Cooked Food Allowed The Brain to Grow During it’s Evolution
If human beings had not invented cooking as a way of increasing the number of calories they consumed, they could only have supported the 86bn neurons in their big brains by spending an impossible nine hours or more each day eating raw food, according to a scientific paper published on Monday.
The research, the authors suggest, explains why great apes such as gorillas, which can have bodies three times the size of humans, have considerably smaller brains. Though gorillas typically spend up to eight hours feeding, their diet influenced an evolutionary tradeoff between body and brain size; supporting both big bodies and big brains would be impossible on a raw food diet.
The brain is so energy-hungry that in humans it represents 20% of the resting metabolic rate, even though it only represents 2% of body mass, suggest Professor Suzana Herculano-Houzel and Karina Fonseca-Azevedo of the Institute of Biomedical Sciences at the Federal University of Rio de Janeiro.
"Why are the largest primates not those endowed with the largest brains as well? Rather than evidence that humans are an exception among primates, we consider this disparity to be a clue that, in primateevolution, developing a very large body and a very large brain have been mutually excluding strategies, probably because of metabolic reasons."
Gorillas, they suggest, already live on the limit of viability, foraging and eating for 8.8 hours a day, and in extreme conditions increasing this to as much as 10 hours a day.
In contrast, humans' move to a cooked diet, possibly first adopted byHomo erectus, and their bigger brains yet smaller bodies, left spare energy which allowed further rapid growth in brain size and the chance to develop the big brain as an asset rather than a liability, through expanded cognitive capacity, flexibility and complexity.

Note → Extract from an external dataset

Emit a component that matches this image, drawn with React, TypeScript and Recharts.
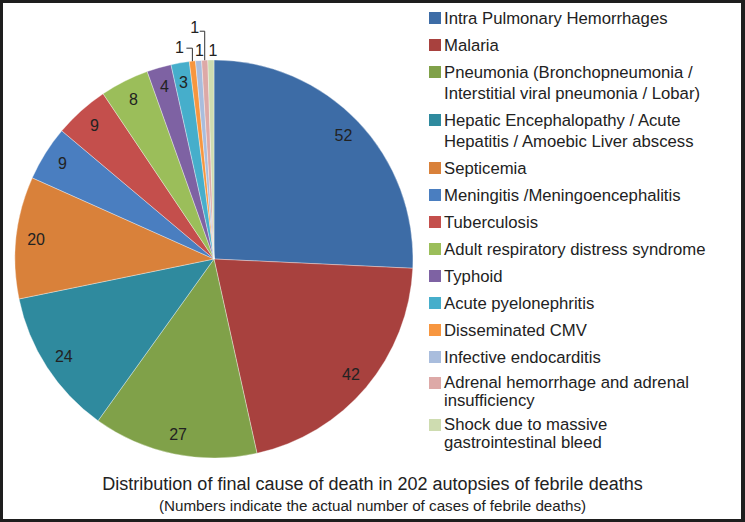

"We propose that this change from liability to asset made possible the rapid increase in brain size that characterises the evolution of Homospecies, leading to ourselves. We may thus owe our vast cognitive abilities to the invention of cooking – which, to my knowledge, is by far the easiest and most obvious answer to the question, what can humans do that no other species does?" Herculano-Houzel commented on the paper, published in the journal PNAS, the Proceedings of the Natural Academy of Sciences of the USA.
The paper builds on the earlier research by Richard Wrangham, a British primatologist, now professor of biological anthropology at Harvard University, who suggested the invention of cooking was a crucial point in human evolution.
Wrangham said he hoped later work would look at tradeoffs within the body allowing energy from smaller organs to be diverted to the brain – for instance our relatively small guts. "Human guts are about 60% of the expected size for a primate. The small size of human guts (combined with our having the same basal metabolic rate as any other primate, relative to body mass) means that we have some spare energy, which contributes to explaining how we can afford a relatively large brain. And the reason we have been able to evolve small guts is that we have been able to rely on eating our food cooked.”